Citizens deserve tools, not empty speeches. A public portal should show where every shilling went, refreshed daily. Counties should be ranked by transparency, with bonuses for compliance. Citizens should be able to SMS or USSD-check how funds were used in their ward. Whistleblowers who catch discrepancies should be rewarded, not punished. For vendors, compliance with blockchain receipts should mean faster payments. For Parliament’s PAC, oversight shifts from post-mortems to live dashboards. For the Auditor-General, audits become full-population analyses instead of sampling. For the Controller of Budget, pre-payment checks become enforceable machine rules.
This is not just a Kenyan imagination. Estonia, Georgia, Shenzhen, Dubai, Brazil—they have each proved parts of this puzzle. Kenya can be the first to assemble it fully, and by doing so, change not just our governance but Africa’s trajectory. But it requires political courage, and it requires citizens to demand it. In 2027, no Kenyan should vote for an MP who refuses to commit to blockchain and AI transparency. If they resist, they are defending the shadows. If they embrace it, they are embracing the people.

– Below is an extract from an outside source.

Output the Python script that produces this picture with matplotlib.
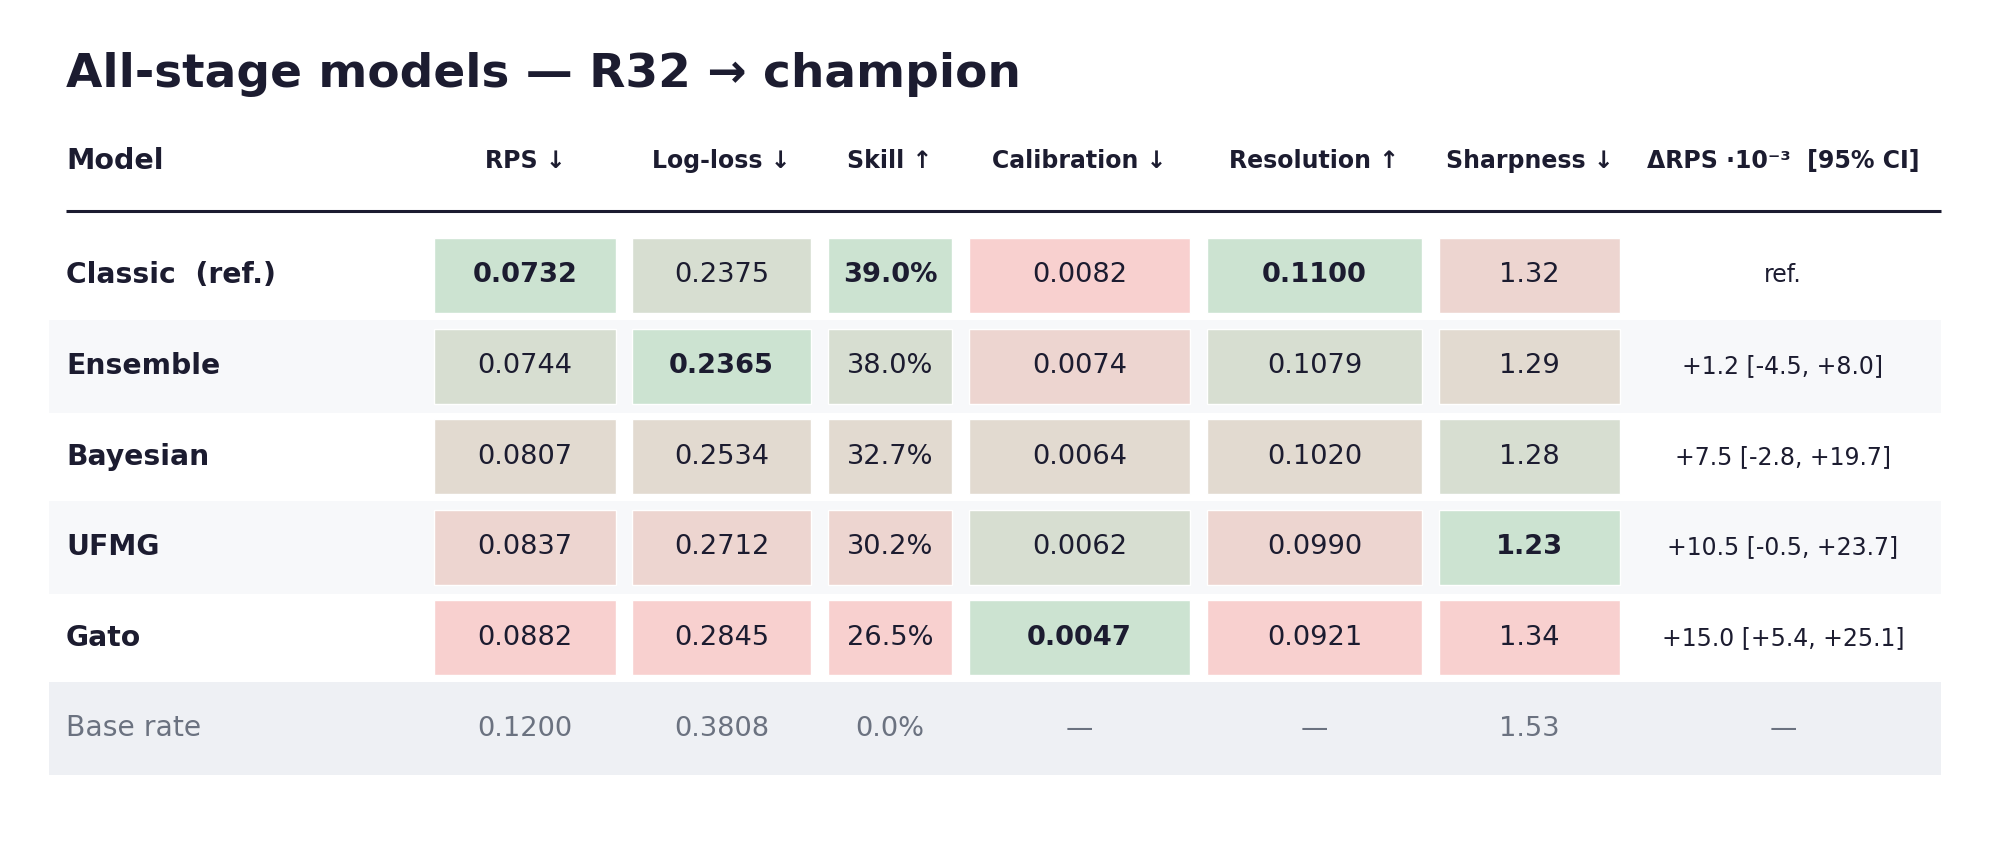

The controversial truth is this: budgets written in PDFs empower thieves. Budgets written in math empower citizens. This is why we must go to Parliament in 2027 with one uncompromising demand: pass the Every-Shilling Act—a law to make every cent collected traceable, auditable, and visible, all the way back to 1963. Independence was meant to give us self-rule and dignity. It’s time to honor that promise with technology that makes theft impossible and accountability inevitable.